这种方言复兴主义我是很反感的。它把重新发掘河南话这件事情从反对语言的(基于经济格差的)高低贵贱转移到构建一种另外的,基于“文化正统”的高低贵贱。有时候它声称反对某种南方语音中心的ethnonationalism(声称北方语音是“胡化的汉语”),但同时又复制其逻辑。夸张点说,两种对纯粹主义的声张都带着法西斯主义对“文化复兴”的解读,追求所谓的“正统”“纯粹”和“统一”。这不应该是我们重新审视中原官话的出发点或目的,我们的目的是抵制污名化,反对语言作为社会歧视的工具,还原语言的多样性。任何一种语言、方言都是可以写诗的,不是因为它得到了过去某个时期的达官贵人的认可,而是因为它是我们生活、感知世界、表达爱恨的一部分。对我来说,文化不是一种“遗产”,不是过去留存下来固定的东西,而是我们如何生活。有人在讲,有人在用它写诗,它就是活着的文化。
I find this kind of dialect revivalism off-putting. It shifts the project of rethinking Henanhua away from resisting linguistic hierarchies rooted in socioeconomic inequality, toward constructing another hierarchy based on cultural orthodoxy. Sometimes, it claims to oppose certain forms of “southern” linguistic ethnonationalism that dismiss northern accents as “barbarized Chinese” (胡化汉语, suggesting that northern accents have been influenced by nomadic or non-Chinese cultures) yet it ends up reproducing the same logic. Even though these linguistic activisms in a way aim to challenge the Putonghua hegemony, their claim to “orthodoxical status” risks reproducing a fascist idea of “cultural revival” – the pursuit of purity and the desire to eliminate foreignness or impurity.

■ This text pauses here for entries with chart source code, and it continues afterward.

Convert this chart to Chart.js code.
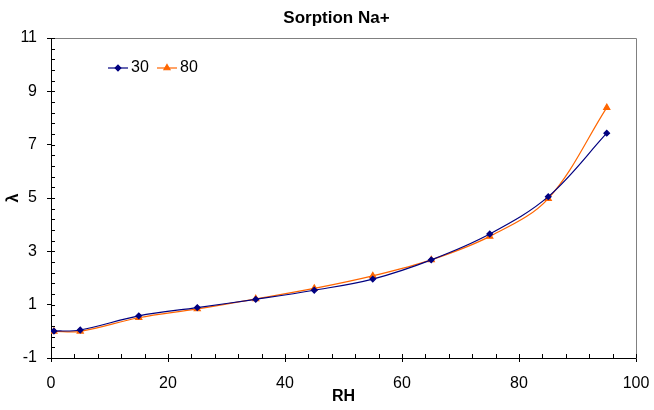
<!DOCTYPE html>
<html>
<head>
<meta charset="utf-8">
<script src="https://cdn.jsdelivr.net/npm/chart.js@4"></script>
<style>
    html, body { margin: 0; padding: 0; background: #fff; }
    canvas { display: block; }
</style>
</head>
<body>
<canvas id="sorptionChart" width="654" height="410"></canvas>
<script>
// RH values and sorption (lambda) for the two series
const rh = [0.5, 5, 15, 25, 35, 45, 55, 65, 75, 85, 95];
const lambda30 = [0.01, 0.05, 0.58, 0.89, 1.2, 1.54, 1.96, 2.68, 3.65, 5.05, 7.43];
const lambda80 = [0.0, 0.0, 0.51, 0.84, 1.22, 1.61, 2.08, 2.68, 3.56, 4.98, 8.39];
const seriesLabels = ['30', '80'];
const chartTitle = 'Sorption Na+';

const FONT = 'Arial, "Liberation Sans", sans-serif';

function toPoints(xs, ys) {
    return xs.map((x, i) => ({ x: x, y: ys[i] }));
}

// frame, minor ticks, title and the in-plot legend
const extras = {
    id: 'extras',
    beforeDatasetsDraw(chart) {
        const { ctx, chartArea: a, scales } = chart;
        ctx.save();
        ctx.strokeStyle = '#808080';
        ctx.lineWidth = 1;
        ctx.beginPath();
        ctx.moveTo(Math.round(a.left) + 0.5, Math.round(a.top) + 0.5);
        ctx.lineTo(Math.round(a.right) + 0.5, Math.round(a.top) + 0.5);
        ctx.lineTo(Math.round(a.right) + 0.5, Math.round(a.bottom) + 0.5);
        ctx.stroke();

        ctx.strokeStyle = '#000';
        ctx.beginPath();
        const x = scales.x, y = scales.y;
        for (let v = x.min; v <= x.max + 1e-9; v += 4) {
            const px = Math.round(x.getPixelForValue(v)) + 0.5;
            ctx.moveTo(px, a.bottom);
            ctx.lineTo(px, a.bottom - 4);
        }
        for (let v = y.min; v <= y.max + 1e-9; v += 0.4) {
            const py = Math.round(y.getPixelForValue(v)) + 0.5;
            ctx.moveTo(a.left, py);
            ctx.lineTo(a.left + 4, py);
        }
        ctx.stroke();
        ctx.restore();
    },
    afterDraw(chart) {
        const { ctx, chartArea: a } = chart;
        ctx.save();
        ctx.fillStyle = '#000';
        ctx.font = 'bold 17px ' + FONT;
        ctx.textAlign = 'center';
        ctx.textBaseline = 'middle';
        ctx.fillText(chartTitle, 336.5, 18);

        // legend
        let lx = a.left + 57;
        const ly = a.top + 30;
        ctx.font = '16px ' + FONT;
        ctx.textAlign = 'left';
        chart.data.datasets.forEach(ds => {
            ctx.strokeStyle = ds.borderColor;
            ctx.fillStyle = ds.pointBackgroundColor;
            ctx.lineWidth = 1.2;
            ctx.beginPath();
            ctx.moveTo(lx, ly);
            ctx.lineTo(lx + 20, ly);
            ctx.stroke();
            Chart.helpers.drawPoint(ctx, {
                pointStyle: ds.pointStyle,
                radius: ds.pointRadius,
                rotation: 0,
                borderWidth: 1
            }, lx + 10, ly);
            ctx.fillStyle = '#000';
            ctx.fillText(ds.label, lx + 23, ly);
            lx += 49;
        });
        ctx.restore();
    }
};

const ctx = document.getElementById('sorptionChart').getContext('2d');
new Chart(ctx, {
    type: 'line',
    data: {
        datasets: [{
            label: seriesLabels[0],
            data: toPoints(rh, lambda30),
            borderColor: '#000080',
            backgroundColor: '#000080',
            pointBackgroundColor: '#000080',
            pointBorderColor: '#000080',
            pointStyle: 'rectRot',
            pointRadius: 2.8,
            borderWidth: 1.2,
            tension: 0.35,
            fill: false
        }, {
            label: seriesLabels[1],
            data: toPoints(rh, lambda80),
            borderColor: '#FF6600',
            backgroundColor: '#FF6600',
            pointBackgroundColor: '#FF6600',
            pointBorderColor: '#FF6600',
            pointStyle: 'triangle',
            pointRadius: 3.5,
            borderWidth: 1.2,
            tension: 0.35,
            fill: false
        }]
    },
    options: {
        responsive: false,
        animation: false,
        layout: { padding: { top: 38, right: 18, bottom: 0, left: 0 } },
        plugins: {
            legend: { display: false },
            title: { display: false },
            tooltip: { enabled: false }
        },
        scales: {
            x: {
                type: 'linear',
                min: 0,
                max: 100,
                afterFit(scale) {
                    scale.height = 52;
                    scale.paddingLeft = 0;
                    scale.paddingRight = 0;
                },
                ticks: { stepSize: 20, color: '#000', padding: 12, font: { family: FONT, size: 16 } },
                grid: { drawOnChartArea: false, drawTicks: true, tickLength: 4, color: '#000' },
                border: { color: '#000', width: 1 },
                title: { display: true, text: 'RH', color: '#000', padding: { top: 0, bottom: 4 }, font: { family: FONT, size: 16, weight: 'bold' } }
            },
            y: {
                min: -1,
                max: 11,
                afterFit(scale) { scale.width = 51; },
                ticks: { stepSize: 2, color: '#000', padding: 10, font: { family: FONT, size: 16 } },
                grid: { drawOnChartArea: false, drawTicks: true, tickLength: 4, color: '#000' },
                border: { color: '#000', width: 1 },
                title: { display: true, text: 'λ', color: '#000', padding: { top: 4, bottom: 0 }, font: { family: FONT, size: 16, weight: 'bold' } }
            }
        }
    },
    plugins: [extras]
});
</script>
</body>
</html>
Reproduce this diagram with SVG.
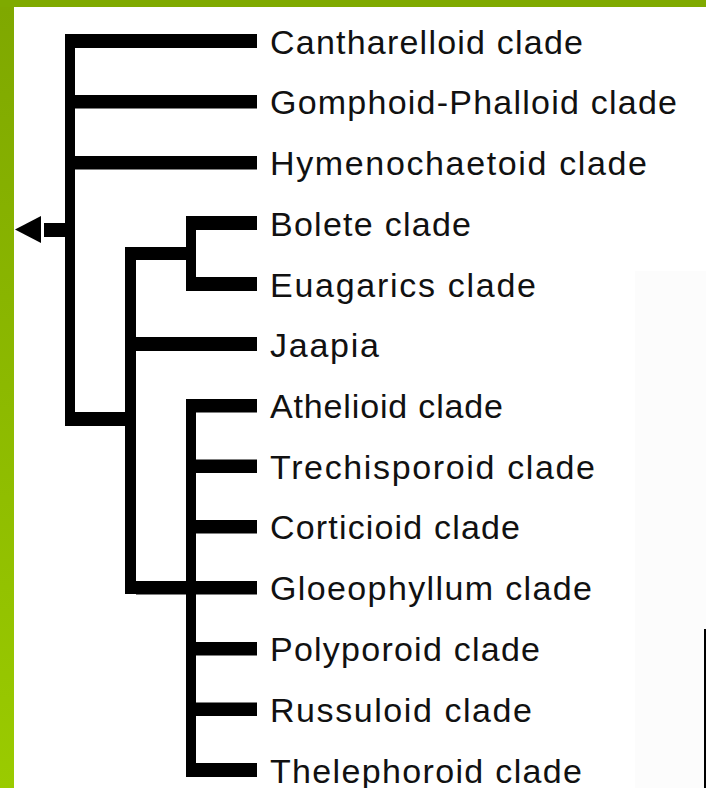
<svg xmlns="http://www.w3.org/2000/svg" width="706" height="788" viewBox="0 0 706 788">
  <defs>
    <linearGradient id="sideBar" x1="0" y1="0" x2="0" y2="1">
      <stop offset="0" stop-color="#7fa800"/>
      <stop offset="1" stop-color="#9acb00"/>
    </linearGradient>
    <style>
      .branch { fill: #000; }
      .label { font-family: "Liberation Sans", Arial, sans-serif; font-size: 34px; fill: #111; }
    </style>
  </defs>

  <!-- page background and frame -->
  <rect x="0" y="0" width="706" height="788" fill="#fff"/>
  <rect x="635" y="271" width="71" height="517" fill="#fcfcfc"/>
  <rect x="704" y="629" width="2" height="159" fill="#000"/>
  <rect x="0" y="0" width="706" height="7" fill="#7faa00"/>
  <rect x="0" y="7" width="14" height="781" fill="url(#sideBar)"/>

  <!-- tree branches -->
  <g id="connectors" class="branch">
    <!-- root arrow -->
    <polygon points="15,229.5 41,216 41,243"/>
    <rect x="44" y="223" width="22" height="14"/>
    <!-- main stem -->
    <rect x="65" y="34" width="10" height="392"/>
    <rect x="65" y="34" width="192" height="14"/>
    <rect x="75" y="95" width="182" height="13.5"/>
    <rect x="75" y="156" width="182" height="13.5"/>
    <rect x="75" y="412" width="61" height="14"/>
    <!-- inner stem -->
    <rect x="125" y="247" width="11" height="347"/>
    <rect x="125" y="247" width="71" height="13"/>
    <!-- bolete / euagarics pair -->
    <rect x="186" y="216" width="10" height="75"/>
    <rect x="186" y="216" width="71" height="14"/>
    <rect x="186" y="277" width="71" height="14"/>
    <!-- jaapia -->
    <rect x="136" y="337" width="121" height="14"/>
    <!-- athelioid comb -->
    <rect x="186" y="399" width="10" height="378"/>
    <rect x="186" y="399" width="71" height="13.5"/>
    <rect x="196" y="459.5" width="61" height="13.5"/>
    <rect x="196" y="520" width="61" height="13.5"/>
    <rect x="136" y="581" width="121" height="13.5"/>
    <rect x="196" y="642" width="61" height="13.5"/>
    <rect x="196" y="702.5" width="61" height="13.5"/>
    <rect x="186" y="763" width="71" height="14"/>
  </g>

  <!-- leaf labels -->
  <g id="cantharelloid"><text class="label" x="270" y="53.5" textLength="313">Cantharelloid clade</text></g>
  <g id="gomphoid-phalloid"><text class="label" x="270" y="114" textLength="407">Gomphoid-Phalloid clade</text></g>
  <g id="hymenochaetoid"><text class="label" x="270" y="175" textLength="377">Hymenochaetoid clade</text></g>
  <g id="bolete"><text class="label" x="270" y="235.5" textLength="201">Bolete clade</text></g>
  <g id="euagarics"><text class="label" x="270" y="296.5" textLength="266">Euagarics clade</text></g>
  <g id="jaapia"><text class="label" x="270" y="356.5" textLength="109">Jaapia</text></g>
  <g id="athelioid"><text class="label" x="270" y="418" textLength="233">Athelioid clade</text></g>
  <g id="trechisporoid"><text class="label" x="270" y="478.5" textLength="325">Trechisporoid clade</text></g>
  <g id="corticioid"><text class="label" x="270" y="539" textLength="250">Corticioid clade</text></g>
  <g id="gloeophyllum"><text class="label" x="270" y="600" textLength="322">Gloeophyllum clade</text></g>
  <g id="polyporoid"><text class="label" x="270" y="661" textLength="270">Polyporoid clade</text></g>
  <g id="russuloid"><text class="label" x="270" y="721.5" textLength="262">Russuloid clade</text></g>
  <g id="thelephoroid"><text class="label" x="270" y="782.5" textLength="312">Thelephoroid clade</text></g>
</svg>
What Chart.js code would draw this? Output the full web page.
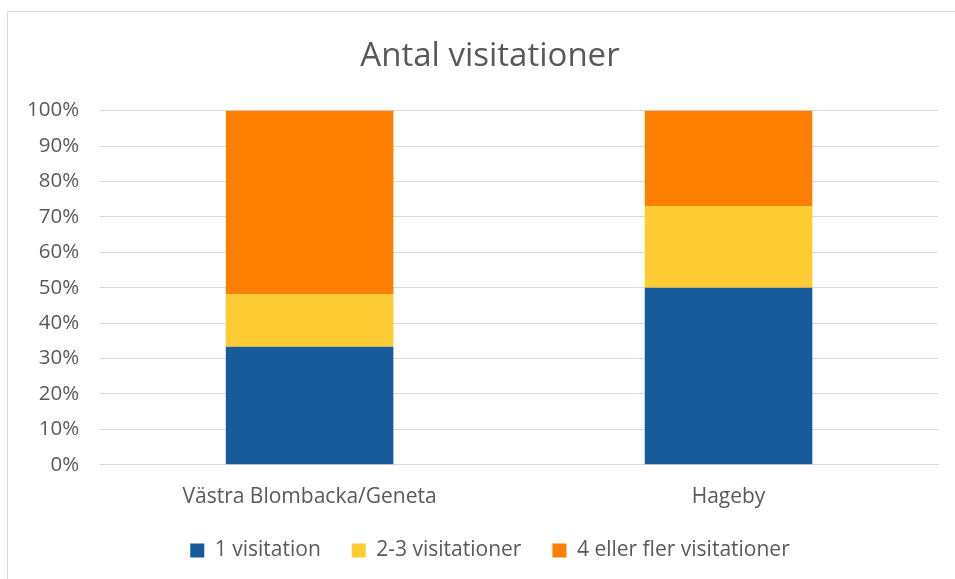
<!DOCTYPE html>
<html>
<head>
<meta charset="utf-8">
<script src="https://cdn.jsdelivr.net/npm/chart.js@4"></script>
<style>
  html, body { margin: 0; padding: 0; background: #fff; overflow: hidden; }
  #wrap { position: absolute; left: 7px; top: 11px; width: 948px; height: 568px; border-left: 1px solid #d9d9d9; border-top: 1px solid #d9d9d9; box-sizing: border-box; }
  canvas { display: block; }
</style>
</head>
<body>
<div id="wrap"><canvas id="chart"></canvas></div>
<script>
const categories = ['Västra Blombacka/Geneta', 'Hageby'];
const oneVisit = [33.3, 50.0];
const twoThreeVisits = [14.8, 23.1];
const fourPlusVisits = [51.9, 26.9];
const yTicks = [0, 10, 20, 30, 40, 50, 60, 70, 80, 90, 100];

const grey = '#595959';
const fontFamily = "'Open Sans', 'Noto Sans', sans-serif";

// legend sits closer to the axis labels than chart.js puts it,
// and title + legend are centred on the whole frame, not the padded box
const legendTrimBy = 12;
const legendLift = 13;
const centreShift = 18;
const legendTrim = {
    id: 'legendTrim',
    afterInit(chart) {
        const legend = chart.legend;
        const fit = legend.fit;
        legend.fit = function () {
            fit.call(this);
            this.height -= legendTrimBy;
        };
    },
    afterLayout(chart) {
        const legend = chart.legend;
        legend.top -= legendLift;
        legend.bottom -= legendLift;
        legend.left += centreShift;
        legend.right += centreShift;
        const title = chart.titleBlock;
        title.left += centreShift;
        title.right += centreShift;
    }
};

const ctx = document.getElementById('chart').getContext('2d');
new Chart(ctx, {
    type: 'bar',
    data: {
        labels: categories,
        datasets: [
            { label: '1 visitation', data: oneVisit, backgroundColor: '#185B9B' },
            { label: '2-3 visitationer', data: twoThreeVisits, backgroundColor: '#FFCB33' },
            { label: '4 eller fler visitationer', data: fourPlusVisits, backgroundColor: '#FF7F00' }
        ]
    },
    options: {
        responsive: true,
        maintainAspectRatio: false,
        animation: false,
        datasets: { bar: { barPercentage: 0.4, categoryPercentage: 1.0 } },
        layout: { padding: { left: -2, right: 17, top: 0, bottom: 7 } },
        scales: {
            x: {
                stacked: true,
                grid: { display: false },
                border: { color: '#d9d9d9' },
                ticks: { color: grey, font: { family: fontFamily, size: 21 }, padding: 12 }
            },
            y: {
                stacked: true,
                min: 0,
                max: 100,
                afterBuildTicks: axis => { axis.ticks = yTicks.map(v => ({ value: v })); },
                grid: { color: '#d9d9d9', drawTicks: false },
                border: { display: false },
                ticks: {
                    color: grey,
                    font: { family: fontFamily, size: 20.5 },
                    padding: 21,
                    callback: v => v + '%'
                }
            }
        },
        plugins: {
            title: {
                display: true,
                text: 'Antal visitationer',
                color: grey,
                font: { family: fontFamily, size: 33, weight: 'normal' },
                padding: { top: 25, bottom: 34 }
            },
            legend: {
                position: 'bottom',
                labels: {
                    color: grey,
                    font: { family: fontFamily, size: 21 },
                    boxWidth: 14,
                    boxHeight: 14,
                    padding: 31
                }
            },
            tooltip: { enabled: false }
        }
    },
    plugins: [legendTrim]
});
</script>
</body>
</html>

That should not be our starting point or end point in rethinking Zhongyuan Mandarin. Our goal should be to resist stigmatization, to oppose the use of language as a tool of social discrimination, and to respect the diversity that has always shaped our linguistic world. Any language or dialect can be poetic: not because it was once approved by elites or emperors in history, but because it forms part of how we live, how we connect to our families, how we express our feelings. For me, culture is not a “heritage,” not something fixed and preserved from the past. It is the way we live. As long as someone speaks it, as long as someone writes poetry in it, it is our living culture.